Néanmoins, les manifestations d'octobre 2019 ont permis aux Libanais de réimaginer et de se réapproprier Beyrouth, soulignant le rôle vital des vendeurs de rue dans la ville. Les vendeurs de rue, habituellement interdits dans le centre-ville de Beyrouth, ont vendu du maïs, du kaak, des souvenirs de la marque du parti, du café et de la barbe à papa à partir de chariots et de stands improvisés.
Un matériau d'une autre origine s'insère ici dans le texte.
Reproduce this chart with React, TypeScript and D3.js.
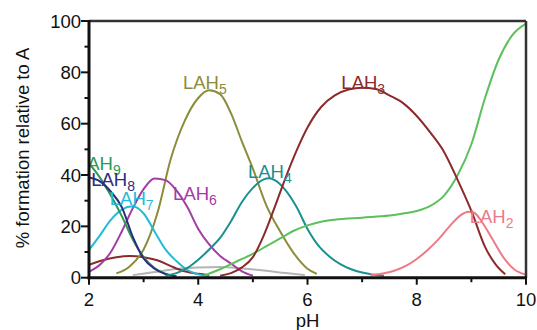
import * as d3 from "d3"

// pH grid + % formation for each species
const lah9PH = [2.0, 2.2, 2.4, 2.6, 2.8, 3.0, 3.2, 3.4, 3.6]
const lah9 = [44.5, 39, 32, 24, 15, 8, 3.8, 1.6, 0.6]

const lah8PH = [2.0, 2.2, 2.4, 2.6, 2.8, 3.0, 3.2, 3.4, 3.6]
const lah8 = [39, 37.5, 33.5, 27.5, 16, 7.5, 3.5, 1.4, 0.5]

const lah7PH = [2.0, 2.2, 2.4, 2.6, 2.8, 3.0, 3.2, 3.4, 3.6, 3.8, 4.0, 4.2]
const lah7 = [10.8, 16.5, 22.5, 26.5, 27.8, 25, 18, 11, 6.5, 3, 1.3, 0.5]

const lah6PH = [2.0, 2.2, 2.4, 2.6, 2.8, 3.0, 3.2, 3.4, 3.6, 3.8, 4.0, 4.2, 4.4, 4.6, 4.8, 5.0]
const lah6 = [2.3, 5, 10, 18, 27, 34.5, 38.6, 38, 34, 27.5, 19, 13, 8.5, 5.5, 2.5, 0.8]

const lah5PH = [2.5, 2.75, 3.0, 3.25, 3.5, 3.75, 4.0, 4.2, 4.4, 4.6, 4.8, 5.0, 5.25, 5.5, 5.75, 6.0, 6.17]
const lah5 = [1.7, 4.5, 11, 25, 46.5, 61, 70, 73, 71.5, 64, 53, 42.5, 28, 18, 9.5, 3.5, 1.5]

const lah4PH = [3.4, 3.6, 3.8, 4.0, 4.2, 4.4, 4.6, 4.8, 5.0, 5.2, 5.3, 5.4, 5.6, 5.8, 6.0, 6.2, 6.4, 6.6, 6.8, 7.0, 7.2, 7.4]
const lah4 = [0.8, 1.8, 3.8, 7, 11, 15.5, 22, 29.5, 35, 38.3, 38.7, 38, 34, 27.5, 19, 12.5, 8.3, 5.3, 3.3, 2, 1.2, 0.8]

const lah3aPH = [2.0, 2.25, 2.5, 2.75, 3.0, 3.25, 3.5, 3.75, 4.0, 4.2]
const lah3a = [5, 6.8, 8, 8.5, 8, 6.8, 4.5, 2.5, 1.5, 1.0]

const lah3PH = [4.4, 4.6, 4.8, 5.0, 5.2, 5.4, 5.6, 5.8, 6.0, 6.25, 6.5, 6.75, 7.0, 7.25, 7.5, 7.75, 8.0, 8.25, 8.5, 8.75, 9.0, 9.25, 9.45, 9.62]
const lah3 = [0.8, 1.8, 4, 8, 16.5, 27.5, 39, 49.5, 58.5, 66.5, 71, 73.3, 74, 73.5, 71, 68, 63, 56.5, 49, 38, 26, 12, 5, 1.3]

const lah2PH = [7.15, 7.4, 7.6, 7.8, 8.0, 8.2, 8.4, 8.6, 8.8, 8.95, 9.05, 9.2, 9.4, 9.6, 9.8, 10.0]
const lah2 = [1, 1.7, 2.8, 4.6, 7.3, 10.8, 15, 20, 24.3, 25.7, 25.3, 21.5, 14.5, 7.5, 3, 1.2]

const laPH = [4.1, 4.4, 4.6, 4.8, 5.0, 5.25, 5.5, 5.75, 6.0, 6.25, 6.5, 7.0, 7.5, 7.75, 8.0, 8.25, 8.5, 8.75, 9.0, 9.25, 9.5, 9.75, 10.0]
const la = [0.8, 3.3, 5.3, 7.3, 9.3, 12.3, 15.3, 18.3, 20.4, 21.8, 22.6, 23.4, 24.2, 25, 26, 28, 32, 40, 52, 70, 85, 94.5, 99]

const grayPH = [2.8, 3.2, 3.6, 4.0, 4.4, 4.8, 5.2, 5.6, 5.95]
const gray = [1, 2.2, 3.4, 4, 4.2, 3.6, 2.8, 1.8, 1]

const xTicks = [2, 4, 6, 8, 10]
const xMinor = [3, 5, 7, 9]
const yTicks = [0, 20, 40, 60, 80, 100]
const yMinor = [10, 30, 50, 70, 90]

const series = [
  { ph: grayPH, v: gray, color: "#b4b4b4" },
  { ph: lah3aPH, v: lah3a, color: "#8b2a2a" },
  { ph: lah5PH, v: lah5, color: "#8c8c3a" },
  { ph: lah6PH, v: lah6, color: "#a43ca4" },
  { ph: lah7PH, v: lah7, color: "#22bcd8" },
  { ph: lah9PH, v: lah9, color: "#2a9a55" },
  { ph: lah8PH, v: lah8, color: "#2c2c80" },
  { ph: lah4PH, v: lah4, color: "#1a9090" },
  { ph: laPH, v: la, color: "#5cc05c" },
  { ph: lah2PH, v: lah2, color: "#ec7a88" },
  { ph: lah3PH, v: lah3, color: "#8b2a2a" },
]

// label anchors in data units (pH, %)
const labels = [
  { sub: "5", ph: 3.72, pct: 73.5, color: "#8c8c3a" },
  { sub: "3", ph: 6.62, pct: 73.5, color: "#8b2a2a" },
  { sub: "4", ph: 4.91, pct: 38.8, color: "#1a9090" },
  { sub: "6", ph: 3.54, pct: 30.3, color: "#a43ca4" },
  { sub: "7", ph: 2.38, pct: 28.3, color: "#22bcd8" },
  { sub: "9", ph: 1.78, pct: 42, color: "#2a9a55" },
  { sub: "8", ph: 2.04, pct: 35.7, color: "#2c2c80" },
  { sub: "2", ph: 8.97, pct: 21.3, color: "#ec7a88" },
]

export default function App() {
  const width = 537
  const height = 330
  const x = d3.scaleLinear().domain([2, 10]).range([89, 526])
  const y = d3.scaleLinear().domain([0, 100]).range([277.7, 21])
  const font = "'Liberation Sans', Arial, sans-serif"

  const line = d3
    .line<[number, number]>()
    .x((d) => x(d[0]))
    .y((d) => y(d[1]))
    .curve(d3.curveMonotoneX)

  return (
    <svg width={width} height={height} style={{ position: "absolute", left: 0, top: 0 }} fontFamily={font}>
      <defs>
        <clipPath id="plot">
          <rect x={x(2)} y={0} width={x(10) - x(2)} height={y(0)} />
        </clipPath>
      </defs>
      <g clipPath="url(#plot)">
        {series.map((s, i) => (
          <path
            key={i}
            d={line(s.ph.map((p, j) => [p, s.v[j]] as [number, number])) || ""}
            fill="none"
            stroke={s.color}
            strokeWidth={2}
          />
        ))}
        {labels.map((l, i) => (
          <text key={i} x={x(l.ph)} y={y(l.pct)} fill={l.color} fontSize={18.5}>
            LAH
            <tspan fontSize={14} dy={5}>
              {l.sub}
            </tspan>
          </text>
        ))}
      </g>

      {/* frame */}
      <line x1={x(2)} x2={x(10)} y1={y(100)} y2={y(100)} stroke="#333" strokeWidth={2.5} />
      <line x1={x(10)} x2={x(10)} y1={y(100)} y2={y(0)} stroke="#333" strokeWidth={2.5} />
      <line x1={x(2)} x2={x(2)} y1={y(100) - 1} y2={y(0) + 1.5} stroke="#111" strokeWidth={3} />
      <line x1={x(2) - 1.5} x2={x(10) + 1} y1={y(0)} y2={y(0)} stroke="#111" strokeWidth={3} />

      {/* y axis */}
      {yTicks.map((t) => (
        <g key={t}>
          <line x1={x(2) - 8} x2={x(2)} y1={y(t)} y2={y(t)} stroke="#111" strokeWidth={2} />
          <text x={x(2) - 8} y={y(t)} dy="0.36em" textAnchor="end" fontSize={18.5} fill="#111">
            {t}
          </text>
        </g>
      ))}
      {yMinor.map((t) => (
        <line key={t} x1={x(2) - 4.5} x2={x(2)} y1={y(t)} y2={y(t)} stroke="#111" strokeWidth={2} />
      ))}

      {/* x axis */}
      {xTicks.map((t) => (
        <g key={t}>
          <line x1={x(t)} x2={x(t)} y1={y(0)} y2={y(0) + 7} stroke="#111" strokeWidth={2} />
          <text x={x(t)} y={306} textAnchor="middle" fontSize={18.5} fill="#111">
            {t}
          </text>
        </g>
      ))}
      {xMinor.map((t) => (
        <line key={t} x1={x(t)} x2={x(t)} y1={y(0)} y2={y(0) + 4.5} stroke="#111" strokeWidth={2} />
      ))}

      <text x={x(6)} y={327} textAnchor="middle" fontSize={18.5} fill="#111">
        pH
      </text>
      <text
        transform={`translate(29,148) rotate(-90)`}
        textAnchor="middle"
        fontSize={18.5}
        fill="#111"
      >
        % formation relative to A
      </text>
    </svg>
  )
}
Hussein Saqr, un vendeur ambulant de maïs et de fèves, a déclaré à Al-Monitor qu'il venait quotidiennement sur la place Riad al-Solh depuis le début des manifestations, car l'accès à la zone lui permettait de gagner de l'argent. "Je n'aurais jamais pensé être autorisé à vendre des articles dans cette zone, qui nous est interdite [à nous, les vendeurs de rue] [...] Lorsque la révolution sera terminée, je serai sans doute à nouveau au chômage parce que le gouvernement ne nous autorise pas à vendre dans les rues de Beyrouth ", a-t-il déclaré.
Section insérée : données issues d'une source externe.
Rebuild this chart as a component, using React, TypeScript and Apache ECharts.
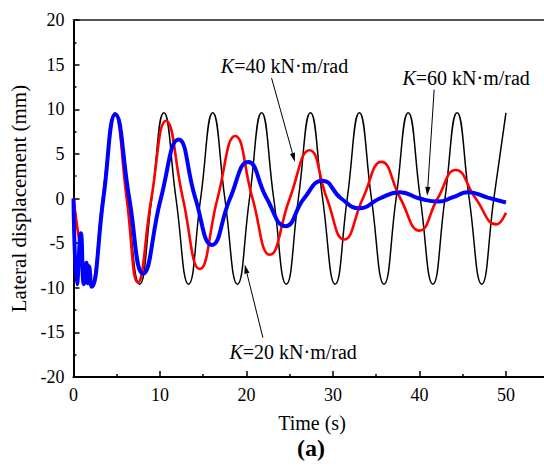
import React, { useEffect, useRef } from "react";
import * as echarts from "echarts";

// K = 20 kN·m/rad (black)
const tBlack = [0, 2.0, 3.4, 4.8, 6.2, 7.65, 9.05, 10.45, 11.85, 13.3, 14.7, 16.1, 17.5, 18.95, 20.35, 21.75, 23.15, 24.6, 26.0, 27.4, 28.8, 30.25, 31.65, 33.05, 34.45, 35.9, 37.3, 38.7, 40.1, 41.55, 42.95, 44.35, 45.75, 47.2, 48.6, 50.0];
const yBlack = [0, -9.6, 0, 9.6, 0, -9.6, 0, 9.6, 0, -9.6, 0, 9.6, 0, -9.6, 0, 9.6, 0, -9.6, 0, 9.6, 0, -9.6, 0, 9.6, 0, -9.6, 0, 9.6, 0, -9.6, 0, 9.6, 0, -9.6, 0, 9.6];

// K = 40 kN·m/rad (red)
const tRed = [0, 2.0, 3.4, 4.8, 6.15, 7.45, 9.0, 10.7, 12.65, 14.6, 16.65, 18.7, 20.7, 22.7, 25.0, 27.3, 29.3, 31.3, 33.45, 35.6, 37.8, 40.0, 42.1, 44.2, 46.5, 48.9, 50.0];
const yRed = [0, -9.6, 0, 9.5, 0, -9.4, 0, 8.7, 0, -7.9, 0, 7.0, 0, -6.3, 0, 5.4, 0, -4.6, 0, 4.1, 0, -3.6, 0, 3.2, 0, -2.9, -1.6];

// K = 60 kN·m/rad (blue)
const tBlue = [0, 0.4, 0.85, 1.2, 1.5, 1.65, 1.8, 2.1, 3.45, 4.85, 6.45, 8.05, 10.1, 12.15, 14.1, 16.0, 18.1, 20.2, 22.35, 24.5, 26.65, 28.8, 30.95, 33.1, 35.4, 37.75, 40.0, 42.2, 43.9, 45.6, 47.9, 50.0];
const yBlue = [0, -9.6, -3.9, -9.6, -7.2, -9.5, -7.6, -9.9, 0, 9.4, 0, -8.4, 0, 6.6, 0, -5.2, 0, 4.1, 0, -3.1, 0, 2.0, 0, -1.1, 0, 0.7, 0, -0.35, 0.15, 0.7, 0.1, -0.45];

// axis ticks
const xMajorTicks = [0, 10, 20, 30, 40, 50];
const xMinorTicks = [5, 15, 25, 35, 45];
const xVisibleMax = 54.4; // the figure is cropped just past t = 54

// annotations (data coordinates)
const annStiffness = ["40", "60", "20"];
const annTextPos = [[24.4, 14.9], [45.4, 13.5], [25.4, -17.2]];
const annArrowFrom = [[22.9, 13.5], [41.7, 12.2], [21.9, -15.6]];
const annArrowTo = [[25.6, 4.1], [40.9, 0.3], [19.8, -7.4]];

const FONT = "'Liberation Serif', 'Times New Roman', serif";

const zip = (t: number[], y: number[]) => t.map((v, i) => [v, y[i]]);

export default function App() {
  const ref = useRef<HTMLDivElement>(null);
  useEffect(() => {
    document.body.style.margin = "0";
    const chart = echarts.init(ref.current as HTMLDivElement, null, { renderer: "svg" });
    const axisLabel = { color: "#000", fontFamily: FONT, fontSize: 18 };
    const option: any = {
      animation: false,
      backgroundColor: "#fff",
      grid: { left: 73.5, right: 0, top: 20, bottom: 91, containLabel: false },
      xAxis: [
        {
          type: "value",
          min: 0,
          max: xVisibleMax,
          axisLine: { show: true, onZero: false, lineStyle: { color: "#000", width: 2 } },
          axisTick: { show: true, inside: true, length: 6, customValues: xMajorTicks, lineStyle: { color: "#000", width: 1.5 } },
          splitLine: { show: false },
          axisLabel: { ...axisLabel, margin: 9, customValues: xMajorTicks },
        },
        {
          type: "value",
          position: "bottom",
          min: 0,
          max: xVisibleMax,
          axisLine: { show: false, onZero: false },
          axisTick: { show: true, inside: true, length: 3, customValues: xMinorTicks, lineStyle: { color: "#000", width: 1.5 } },
          axisLabel: { show: false },
          splitLine: { show: false },
        },
        {
          type: "value",
          position: "top",
          min: 0,
          max: xVisibleMax,
          axisLine: { show: true, onZero: false, lineStyle: { color: "#555", width: 2 } },
          axisTick: { show: false },
          axisLabel: { show: false },
          splitLine: { show: false },
        },
      ],
      yAxis: {
        type: "value",
        min: -20,
        max: 20,
        interval: 5,
        name: "Lateral displacement (mm)",
        nameLocation: "middle",
        nameGap: 44,
        nameTextStyle: { color: "#000", fontFamily: FONT, fontSize: 21 },
        axisLine: { show: true, onZero: false, lineStyle: { color: "#000", width: 2 } },
        axisTick: { show: true, inside: true, length: 6, lineStyle: { color: "#000", width: 1.5 } },
        minorTick: { show: true, splitNumber: 2, length: 3, lineStyle: { color: "#000", width: 1.5 } },
        splitLine: { show: false },
        axisLabel: { ...axisLabel, margin: 9 },
      },
      series: [
        {
          type: "line",
          data: zip(tBlack, yBlack),
          smooth: 0.5,
          symbol: "none",
          lineStyle: { color: "#000", width: 1.5 },
          z: 2,
        },
        {
          type: "line",
          data: zip(tRed, yRed),
          smooth: 0.5,
          symbol: "none",
          lineStyle: { color: "#ff0000", width: 2.6 },
          z: 3,
        },
        {
          type: "line",
          data: zip(tBlue, yBlue),
          smooth: 0.5,
          symbol: "none",
          lineStyle: { color: "#0000ff", width: 4 },
          z: 4,
        },
      ],
    };
    chart.setOption(option);

    const toPx = (p: number[]) => chart.convertToPixel({ seriesIndex: 0 }, p) as number[];
    const graphics: any[] = [];
    annStiffness.forEach((k, i) => {
      const tp = toPx(annTextPos[i]);
      const a = toPx(annArrowFrom[i]);
      const b = toPx(annArrowTo[i]);
      const dx = b[0] - a[0];
      const dy = b[1] - a[1];
      const len = Math.sqrt(dx * dx + dy * dy);
      const ux = dx / len;
      const uy = dy / len;
      const L = 9;
      const W = 2.6;
      const bx = b[0] - ux * L;
      const by = b[1] - uy * L;
      graphics.push({
        type: "text",
        x: tp[0],
        y: tp[1],
        z: 10,
        style: {
          text: "{i|K}{n|=" + k + " kN·m/rad}",
          align: "center",
          verticalAlign: "middle",
          fill: "#000",
          fontFamily: FONT,
          fontSize: 20,
          rich: {
            i: { fontStyle: "italic", fontFamily: FONT, fontSize: 20, fill: "#000" },
            n: { fontFamily: FONT, fontSize: 20, fill: "#000" },
          },
        },
      });
      graphics.push({
        type: "line",
        z: 10,
        shape: { x1: a[0], y1: a[1], x2: bx, y2: by },
        style: { stroke: "#000", lineWidth: 1 },
      });
      graphics.push({
        type: "polygon",
        z: 10,
        shape: {
          points: [
            [b[0], b[1]],
            [bx - uy * W, by + ux * W],
            [bx + uy * W, by - ux * W],
          ],
        },
        style: { fill: "#000" },
      });
    });
    graphics.push({
      type: "text",
      x: 312,
      y: 423,
      style: { text: "Time (s)", align: "center", verticalAlign: "middle", fill: "#000", fontFamily: FONT, fontSize: 20 },
    });
    graphics.push({
      type: "text",
      x: 311,
      y: 448,
      style: { text: "(a)", align: "center", verticalAlign: "middle", fill: "#000", fontFamily: FONT, fontSize: 24, fontWeight: "bold" },
    });
    chart.setOption({ graphic: graphics });
    return () => chart.dispose();
  }, []);
  return <div ref={ref} style={{ width: 544, height: 468 }} />;
}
En effet, lorsque les manifestations ont pris fin et que le Liban s'est enfoncé dans le chaos politique et économique, la municipalité de Beyrouth a accéléré le processus au lieu de reconnaître les droits des pauvres sur la ville et de faciliter leurs moyens de subsistance. En mars 2022, le régiment de la garde municipale de Beyrouth a annoncé qu'il intensifierait les patrouilles dans les rues de la ville pour empêcher les mendiants de faire la manche, les vendeurs de rue et les cireurs de chaussures de travailler.

 

Se réapproprier les rues pour sécuriser les moyens de subsistance

Dans la scène précitée de Beyrouth Oh Beyrouth, Kamal réagit avec indignation à la déclaration de l'avocat sur la modernité et la civilisation : "Si la civilisation signifie défigurer nos traditions et notre vie quotidienne, alors ce n'est pas de la civilisation. La civilisation, ce n'est pas construire de beaux bâtiments et de grandes routes. La civilisation, c'est vivre dans un environnement où l'on préserve l'authenticité et la terre. Dites-moi, si nous faisons ce que vous voulez, à qui appartiendra le quartier au bout d'un certain temps ?"
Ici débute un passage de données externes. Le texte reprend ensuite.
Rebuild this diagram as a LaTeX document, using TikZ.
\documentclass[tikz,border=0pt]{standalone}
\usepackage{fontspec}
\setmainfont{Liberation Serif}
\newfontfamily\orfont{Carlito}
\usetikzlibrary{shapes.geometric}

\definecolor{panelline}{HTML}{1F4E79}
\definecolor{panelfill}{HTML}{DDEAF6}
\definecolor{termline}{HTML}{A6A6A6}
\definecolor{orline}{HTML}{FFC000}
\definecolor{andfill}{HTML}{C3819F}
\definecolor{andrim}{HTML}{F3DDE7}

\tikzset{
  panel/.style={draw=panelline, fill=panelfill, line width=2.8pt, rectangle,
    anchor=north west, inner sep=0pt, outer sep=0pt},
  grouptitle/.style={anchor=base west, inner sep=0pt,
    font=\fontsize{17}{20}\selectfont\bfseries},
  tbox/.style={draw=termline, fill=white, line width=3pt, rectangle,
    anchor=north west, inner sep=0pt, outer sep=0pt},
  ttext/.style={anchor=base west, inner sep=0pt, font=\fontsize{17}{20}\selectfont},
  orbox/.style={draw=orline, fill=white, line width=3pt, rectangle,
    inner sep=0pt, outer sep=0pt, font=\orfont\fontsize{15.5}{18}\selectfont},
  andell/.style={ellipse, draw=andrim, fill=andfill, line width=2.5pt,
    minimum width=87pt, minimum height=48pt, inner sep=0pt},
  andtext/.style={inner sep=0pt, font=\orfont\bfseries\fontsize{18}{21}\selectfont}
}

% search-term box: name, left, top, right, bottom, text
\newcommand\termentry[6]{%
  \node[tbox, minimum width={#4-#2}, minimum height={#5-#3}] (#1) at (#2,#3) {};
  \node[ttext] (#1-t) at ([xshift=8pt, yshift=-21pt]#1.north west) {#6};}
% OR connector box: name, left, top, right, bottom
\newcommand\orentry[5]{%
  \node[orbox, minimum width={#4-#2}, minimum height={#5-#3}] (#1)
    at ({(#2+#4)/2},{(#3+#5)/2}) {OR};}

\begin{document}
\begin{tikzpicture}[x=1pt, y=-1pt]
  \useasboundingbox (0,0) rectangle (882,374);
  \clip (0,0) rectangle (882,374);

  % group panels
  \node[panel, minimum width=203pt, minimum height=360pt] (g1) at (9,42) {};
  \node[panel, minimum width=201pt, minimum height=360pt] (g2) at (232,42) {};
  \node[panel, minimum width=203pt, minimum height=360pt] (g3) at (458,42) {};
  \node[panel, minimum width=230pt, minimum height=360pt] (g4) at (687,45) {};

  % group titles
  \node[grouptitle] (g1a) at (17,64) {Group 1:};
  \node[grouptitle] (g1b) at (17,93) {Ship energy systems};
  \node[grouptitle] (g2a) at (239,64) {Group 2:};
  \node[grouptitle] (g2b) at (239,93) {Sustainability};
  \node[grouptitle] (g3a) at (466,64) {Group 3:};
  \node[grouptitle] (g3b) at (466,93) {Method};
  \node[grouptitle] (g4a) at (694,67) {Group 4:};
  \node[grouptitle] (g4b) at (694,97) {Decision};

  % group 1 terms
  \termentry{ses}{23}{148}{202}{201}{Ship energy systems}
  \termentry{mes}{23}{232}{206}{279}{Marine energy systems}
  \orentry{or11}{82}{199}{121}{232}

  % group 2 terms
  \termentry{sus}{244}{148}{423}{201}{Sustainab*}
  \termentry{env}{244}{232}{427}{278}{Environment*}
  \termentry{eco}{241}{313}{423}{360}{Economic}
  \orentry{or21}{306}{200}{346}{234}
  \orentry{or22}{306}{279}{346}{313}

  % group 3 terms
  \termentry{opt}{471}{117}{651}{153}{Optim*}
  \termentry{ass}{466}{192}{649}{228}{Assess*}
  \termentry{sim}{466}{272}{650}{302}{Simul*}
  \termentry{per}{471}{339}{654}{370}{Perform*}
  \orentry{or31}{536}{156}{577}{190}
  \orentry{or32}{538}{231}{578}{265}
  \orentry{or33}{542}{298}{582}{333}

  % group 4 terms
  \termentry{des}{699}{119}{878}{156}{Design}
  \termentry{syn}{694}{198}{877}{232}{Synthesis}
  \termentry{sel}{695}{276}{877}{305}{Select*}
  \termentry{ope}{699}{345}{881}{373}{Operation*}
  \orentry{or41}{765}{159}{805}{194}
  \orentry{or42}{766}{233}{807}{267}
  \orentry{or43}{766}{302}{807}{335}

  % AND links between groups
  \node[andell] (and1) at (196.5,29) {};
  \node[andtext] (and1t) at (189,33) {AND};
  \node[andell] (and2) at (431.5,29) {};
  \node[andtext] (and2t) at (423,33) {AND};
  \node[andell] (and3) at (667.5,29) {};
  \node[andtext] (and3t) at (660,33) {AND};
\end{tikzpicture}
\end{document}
Des décennies plus tard, la réponse à cette question se dévoile incontestablement dans les rues de Beyrouth : la ville n'appartient pas à ses habitants à faibles revenus, et encore moins aux vendeurs de rue.

Alors que les opportunités économiques sont devenues insaisissables au Liban et que les efforts du gouvernement pour remédier à la crise économique se font de plus en plus rares, la survie de beaucoup a été laissée en grande partie au hasard et à l'improvisation - et pourtant le hasard et l'improvisation sont entravés lorsque les gens ne peuvent pas revendiquer librement leurs rues et exercer leur imagination et leur créativité dans des espaces ouverts.

Pour permettre aux Beyrouthins de résister et de lutter contre l'étranglement économique, les autorités gouvernementales devraient reconnaître le rôle des rues dans la garantie des moyens de subsistance, et celui de la vente comme forme d'emploi. Les espaces urbains seraient alors libérés de l'emprise du capital et rendus aux gens ordinaires, ce qui leur permettrait de concevoir d'autres stratégies de vie et de rester à flot. Les vendeurs de rue devraient être soutenus plutôt qu'éliminés. Comme l'a dit le vendeur de rue à qui j'ai parlé dans la rue Hamra, "la police nous traite comme si nous étions des mendiants désœuvrés qu'il faut faire disparaître de la rue". Vendre dans la rue est un vrai travail et c'est le seul moyen pour moi de m'assurer un revenu en ces temps difficiles. J'aimerais que le gouvernement le reconnaisse et nous permette de travailler dans davantage de rues."

 

Ghida Ismail est spécialiste des politiques et de la recherche au sein du Programme des Nations unies pour le développement (PNUD), où elle travaille sur l'utilisation des données et des preuves pour informer les programmes et la stratégie du PNUD à l'échelle mondiale. Ses recherches ont porté sur diverses questions sociales et économiques au Moyen-Orient, en Afrique de l'Est et en Asie du Sud, notamment la protection sociale des travailleurs informels, la mobilité urbaine, l'accès à des moyens de transport abordables et au marché du travail, la cohésion sociale et l'autonomisation des agriculteurs.